Assistimos ainda, felizmente, à construção das SCUT’s, que claramente favorecem a metade oriental do país. A partir daí nada mais. Tem sido muito difícil conseguir manter estas vias sem portagens e o que temos visto é, pelo contrário, toda uma série de políticas de contenção económica que atentam contra o que deveria ser uma política de discriminação positiva em relação a toda esta zona, uma estratégia completamente assumida e articulada entre o poder central e as autarquias.
Em primeiro lugar, essa política deveria apostar em condições básicas de saúde e de educação. Os hospitais distritais têm de ter uma pluralidade de valências que permitam uma quase total auto-suficiência. As escolas têm de ser de qualidade e há que ousar apostar nas de cariz internacional. Não esqueçamos que o mercado de trabalho não é só nacional e já não se pode educar para a permanência, mas sim para a mobilidade. Sem uma rede de boas escolas a região não conseguirá atrair quadros superiores, uma vez que estes desejam sempre, muito naturalmente, boas condições para as suas famílias. A ser assim, seria mesmo possível, no concelho da Guarda, instituir um centro de investigação científica a nível europeu – por exemplo, um centro de investigação de Física Quântica, que não requer grandes recursos financeiros.
Em segundo lugar, essa política deveria apostar na criação de uma zona livre ou protegida em relação a impostos, que possa, por um lado, trazer mais indústria e arranjar novos postos de trabalho e, por outro, fazer reviver a agricultura e aumentar a produção.
Em terceiro lugar, deveria proceder a uma intervenção específica em questões como a certificação e a divulgação dos muitos produtos da região ainda não certificados, desde os enchidos (da Guarda a chouriça, a farinheira e o presunto; do Jarmelo a morcela doce; da zona raiana o presunto e a farinheira com canela) ao azeite, passando pelo queijo da Malcata, pelos vários tipos de doces (da Guarda a compota de abóbora, os biscoitos, a bola da Páscoa e a bola de manteiga e canela; de Escalhão os biscoitos; de Trancoso as sardinhas doces; de Pinhel as cavacas), pelo pão de centeio da Guarda e do Sabugueiro e pelo artesanato tradicional (de Gonçalo a cestaria; de Maçainhas as campainhas; de Verdugal as facas; da zona do Jarmelo as mantas de trapos; de Manteigas as mantas de lã; dos Trinta os cobertores de papa).

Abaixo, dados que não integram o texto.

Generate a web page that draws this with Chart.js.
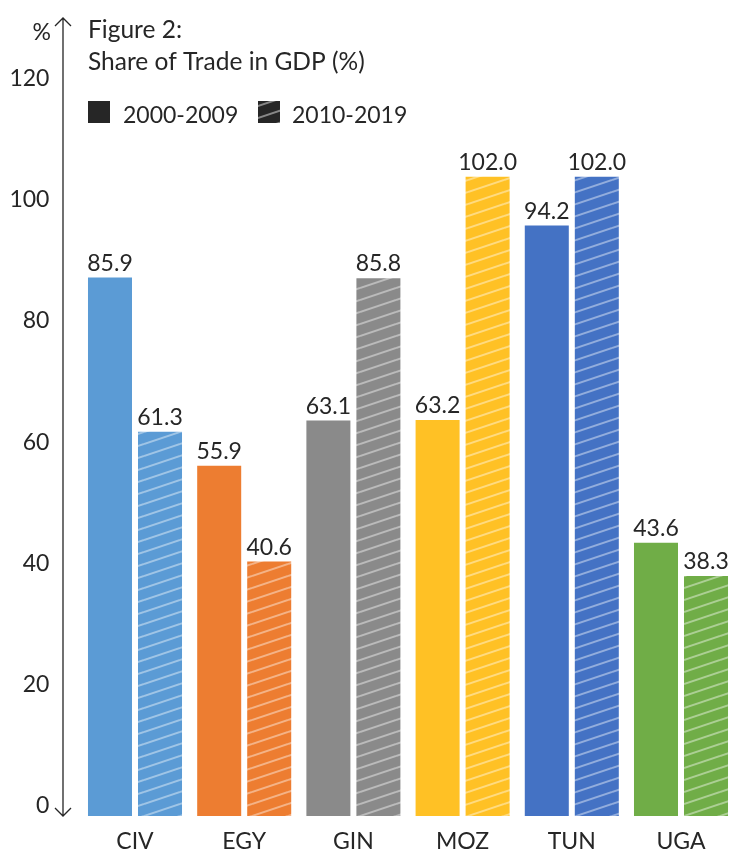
<!DOCTYPE html>
<html>
<head>
<meta charset="utf-8">
<script src="https://cdn.jsdelivr.net/npm/chart.js@4"></script>
<style>
  html, body { margin: 0; padding: 0; background: #fff; overflow: hidden; }
  #wrap { width: 740px; height: 855px; }
</style>
</head>
<body>
<div id="wrap"><canvas id="barChart"></canvas></div>
<script>
const countries = ["CIV", "EGY", "GIN", "MOZ", "TUN", "UGA"];
const period1 = [85.9, 55.9, 63.1, 63.2, 94.2, 43.6];   // 2000-2009
const period2 = [61.3, 40.6, 85.8, 102.0, 102.0, 38.3]; // 2010-2019
const seriesNames = ["2000-2009", "2010-2019"];
const yTickValues = [0, 20, 40, 60, 80, 100, 120];
const barColors = ["#5B9BD5", "#ED7D31", "#8A8A8A", "#FFC125", "#4472C4", "#70AD47"];

const FONT = "Lato, 'Open Sans', sans-serif";
const TEXT = "#262626";

function hatch(color, lineColor) {
    const c = document.createElement("canvas");
    c.width = 36; c.height = 12;
    const g = c.getContext("2d");
    g.fillStyle = color;
    g.fillRect(0, 0, 36, 12);
    g.strokeStyle = lineColor;
    g.lineWidth = 2;
    for (let k = -1; k <= 1; k++) {
        g.beginPath();
        g.moveTo(0, 12 + k * 12);
        g.lineTo(36, k * 12);
        g.stroke();
    }
    return g.createPattern(c, "repeat");
}

const hatched = barColors.map(c => hatch(c, "rgba(255,255,255,0.42)"));

const overlay = {
    id: "overlay",
    afterDraw(chart) {
        const ctx = chart.ctx;
        const area = chart.chartArea;
        const ax = 63;
        ctx.save();
        // double arrow axis
        ctx.strokeStyle = TEXT;
        ctx.lineWidth = 1.3;
        ctx.beginPath();
        ctx.moveTo(ax, 18); ctx.lineTo(ax, area.bottom);
        ctx.moveTo(ax - 8, 26); ctx.lineTo(ax, 18); ctx.lineTo(ax + 8, 26);
        ctx.moveTo(ax - 8, area.bottom - 8); ctx.lineTo(ax, area.bottom); ctx.lineTo(ax + 8, area.bottom - 8);
        ctx.stroke();

        ctx.fillStyle = TEXT;
        ctx.textBaseline = "alphabetic";
        ctx.font = "23px " + FONT;
        ctx.textAlign = "right";
        ctx.fillText("%", 51, 40);
        ctx.textAlign = "left";
        ctx.font = "24.5px " + FONT;
        ctx.fillText("Figure 2:", 88, 38);
        ctx.fillText("Share of Trade in GDP (%)", 88, 70);

        // legend
        ctx.font = "23px " + FONT;
        ctx.fillStyle = "#262626";
        ctx.fillRect(88, 101, 22, 22);
        ctx.fillStyle = TEXT;
        ctx.fillText(seriesNames[0], 123, 123);
        ctx.fillStyle = hatch("#262626", "rgba(255,255,255,0.45)");
        ctx.fillRect(258, 101, 22, 22);
        ctx.fillStyle = TEXT;
        ctx.fillText(seriesNames[1], 292, 123);

        // value labels
        ctx.textAlign = "center";
        chart.data.datasets.forEach((ds, i) => {
            chart.getDatasetMeta(i).data.forEach((bar, j) => {
                ctx.fillText(ds.data[j].toFixed(1), bar.x, bar.y - 7);
            });
        });
        ctx.restore();
    }
};

new Chart(document.getElementById("barChart").getContext("2d"), {
    type: "bar",
    data: {
        labels: countries,
        datasets: [
            { label: seriesNames[0], data: period1, backgroundColor: barColors, yAxisID: "y" },
            { label: seriesNames[1], data: period2, backgroundColor: hatched, yAxisID: "y" }
        ]
    },
    options: {
        responsive: true,
        maintainAspectRatio: false,
        devicePixelRatio: 1,
        animation: false,
        categoryPercentage: 0.916,
        barPercentage: 0.88,
        layout: { padding: { top: 20, right: 4.4, left: 0, bottom: 0 } },
        plugins: { legend: { display: false }, tooltip: { enabled: false } },
        scales: {
            x: {
                grid: { display: false, drawTicks: false },
                border: { display: false },
                ticks: { color: TEXT, font: { family: FONT, size: 23 }, padding: 12 },
                afterFit(scale) {
                    scale.height = 39;
                    scale.paddingLeft = 0;
                    scale.paddingRight = 0;
                }
            },
            y: {
                display: false,
                min: 0,
                max: 127
            },
            yt: {
                position: "left",
                min: -1.65,
                max: 129.6,
                grid: { display: false, drawTicks: false },
                border: { display: false },
                afterBuildTicks(scale) { scale.ticks = yTickValues.map(v => ({ value: v })); },
                ticks: { color: TEXT, font: { family: FONT, size: 23 }, padding: 31 },
                afterFit(scale) {
                    scale.width = 80.4;
                    scale.paddingTop = 0;
                    scale.paddingBottom = 0;
                }
            }
        }
    },
    plugins: [overlay]
});
</script>
</body>
</html>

Também teria de haver um esforço na promoção do turismo nas aldeias históricas; temos o ar com melhor qualidade do país que, juntamente com as termas, poderia ser aproveitado para estâncias de saúde e de lazer; temos sol e vento para apostar em força nas energias alternativas; temos terras para florestar.
A segurança física e a sanidade mental das pessoas constituem outro dos vectores em que apostar. Para tal deve-se intervir no sentido de criar condições para a formação cívica dos jovens e a ocupação produtiva dos tempos livres, com a oferta de actividades de trabalho voluntário na comunidade e de intervenção activa na defesa da vida do planeta.
Mas há que lançar ainda um olhar para o futuro mais longínquo. Segundo um artigo acabado de sair a 11 de Março no Sunday Times, delineia-se um destino trágico para a grande maioria do território nacional. Um cientista de Oxford prevê que, continuando o aquecimento global a aumentar como até aqui, no fim do século XXI, Portugal, e a Espanha também, ficarão reduzidos às terras altas. O que mais uma vez será irónico. A concretizar-se esta previsão, a migração actual da população em direcção à costa vai mudar e ser seguida de um regresso forçado ao interior. E, se bem aproveitada, até esta previsão poderá servir de publicidade a uma estratégia de desenvolvimento tanto do nosso distrito como de toda a metade oriental norte de Portugal. Quem sabe se a Guarda não virá a ser se não a capital, pelo menos a segunda cidade mais importante da Península Ibérica?